Former solicitor-general Justin Gleeson, SC, who now practices at the private bar, also told the Federal Court on Wednesday the $35 million penalty agreed between the regulator and Westpac was not sufficient, and Westpac should pay at least $100 million if it, in fact, breached lending laws.

This is a blow to the regulator, which claimed a win against Westpac last month, after facing heavy criticism in the Hayne royal commission for bringing only 10 court cases against the big banks, preferring to deal with them via agreed undertakings.

ASIC got Westpac to admit that it broke responsible lending laws when it used the household expenditure measure (HEM) benchmark rather than declared expenses in approving 10,500 home loans.

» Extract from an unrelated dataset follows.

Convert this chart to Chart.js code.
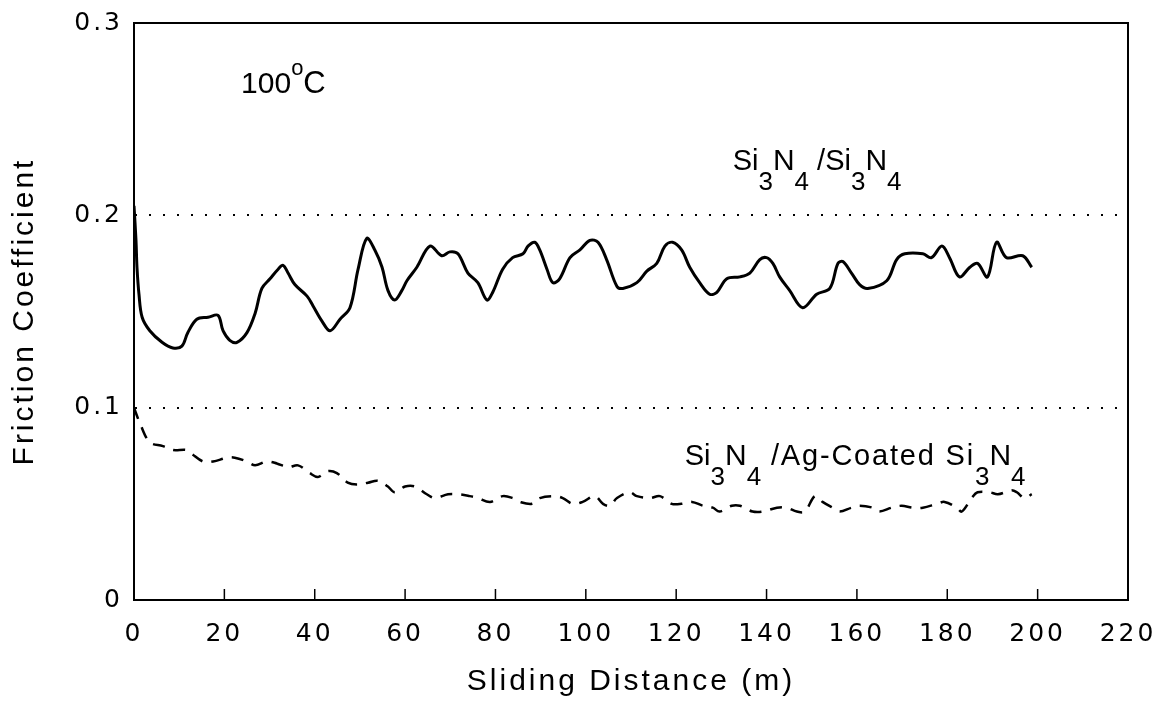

But Mr Gleeson said that while both ASIC and Westpac had “powerful incentives” to settle the case quickly they were unable to reach an agreement on many aspects of the case, which meant Justice Nye Perram was “kept in the dark” about how Westpac’s home approval system breached lending laws.

“The problem is evident from what is not there [in the agreed statement of facts],” Mr Gleeson said.

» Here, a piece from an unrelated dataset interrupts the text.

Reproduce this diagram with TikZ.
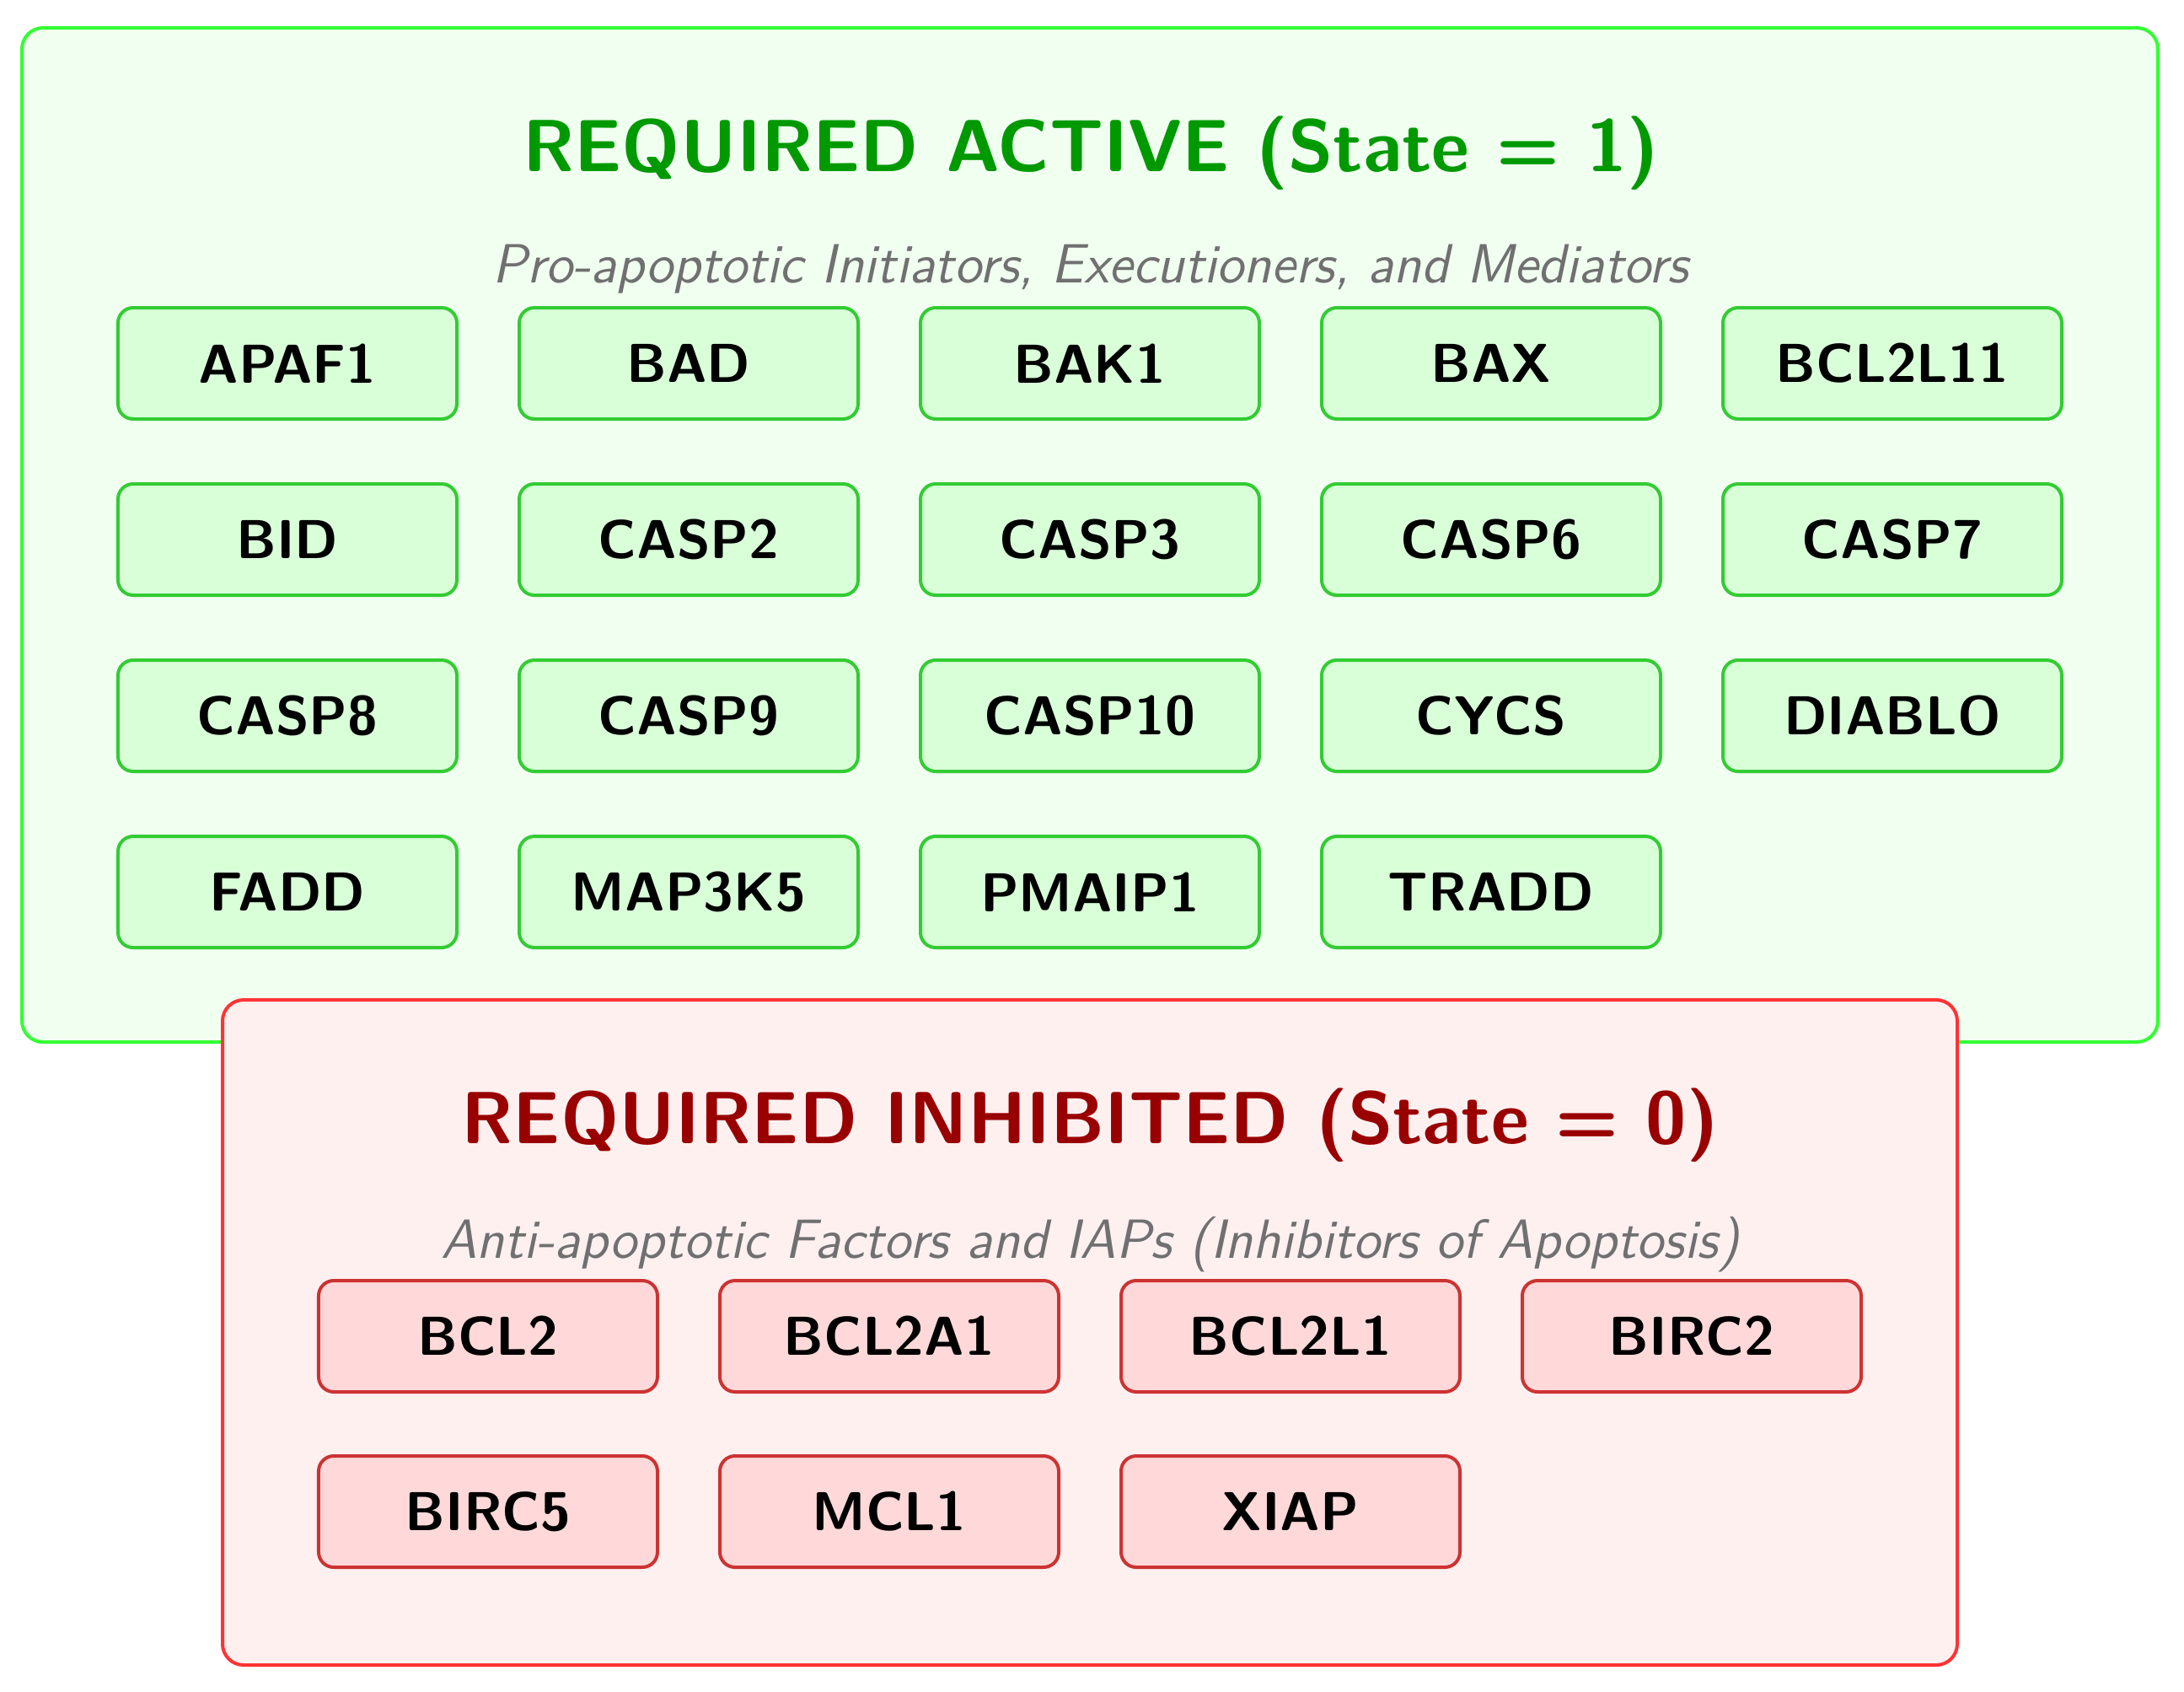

ASIC and Westpac want the court to make a declaration that the bank breached responsible lending laws by relying on the HEM benchmark when approving home loans, rather than declared expenses.

However, Mr Gleeson told Justice Perram not to make such declaration, because it would be detrimental to other lenders, who would have to follow the court’s finding declared expenses are more useful than the HEM benchmark even though the court has not seen the evidence of that.

“It’s not just Westpac but it’s setting the statutory standard for the whole of the banking industry,” Mr Gleeson said.

In an unusual turn of events, Mr Gleeson appeared amicas curiae, or a friend of the court, to advise the court on whether Justice Perram should approve this proposed settlement.

ASIC took Westpac to court last year, alleging the bank was not a responsible lender because it automatically approved home loans using a statistical benchmark known as the household expenditure measure benchmark.

‘Don’t bother’

Mr Gleeson also said the regulator failed to articulate how many times Westpac contravened the responsible lending laws.

“ASIC says, ‘don’t bother, it’s too hard, there is a lot of contraventions’,” Mr Gleeson said.

Mr Gleeson said in the proposed settlement ASIC significantly reduced its scope scope from targeting 260,000 home loans for irresponsible lending to 10,500.

He questioned if the responsible lending breach was proven, whether the proposed $35 million penalty was appropriate, given Westpac’s admission that it breached lending laws in relation to 10,500 loans.

Mr Gleeson said an appropriate penalty would be at least $100 million – around $9000 per contravention – given the bank’s profit of billions of dollars a year.

Setback for ASIC

At the banking royal commission earlier this year, commissioner Kenneth Hayne questioned whether the HEM benchmark should continue to be used as borrowers’ living expenses benchmark.

Commissioner Hayne said in the interim report using HEM as the default measure of household expenditure is not verification of a borrower’s expenditure, as the HEM only calculates modest expenditure and does not take into account unusual household expenditures such as a household with an aged parent or a household with special needs.

All the big four banks now use the higher of the HEM benchmark and declared expenses.

Westpac now asks for borrowers’ expenses over 13 categories when assessing a home loan.

The intervention from Mr Gleeson is an setback for ASIC, which has been exposed by the banking royal commission as being soft on the major banks and is now pursuing a turnaround strategy of taking a tougher stance against the major banks.

This is also an unwelcome distraction from ASIC’s future cases. The regulator is understood to be investigating court cases against bank and non-bank lenders for more breaches of responsible lending laws, to be launched before Christmas.

Justice Perram has reserved the judgment for a later date.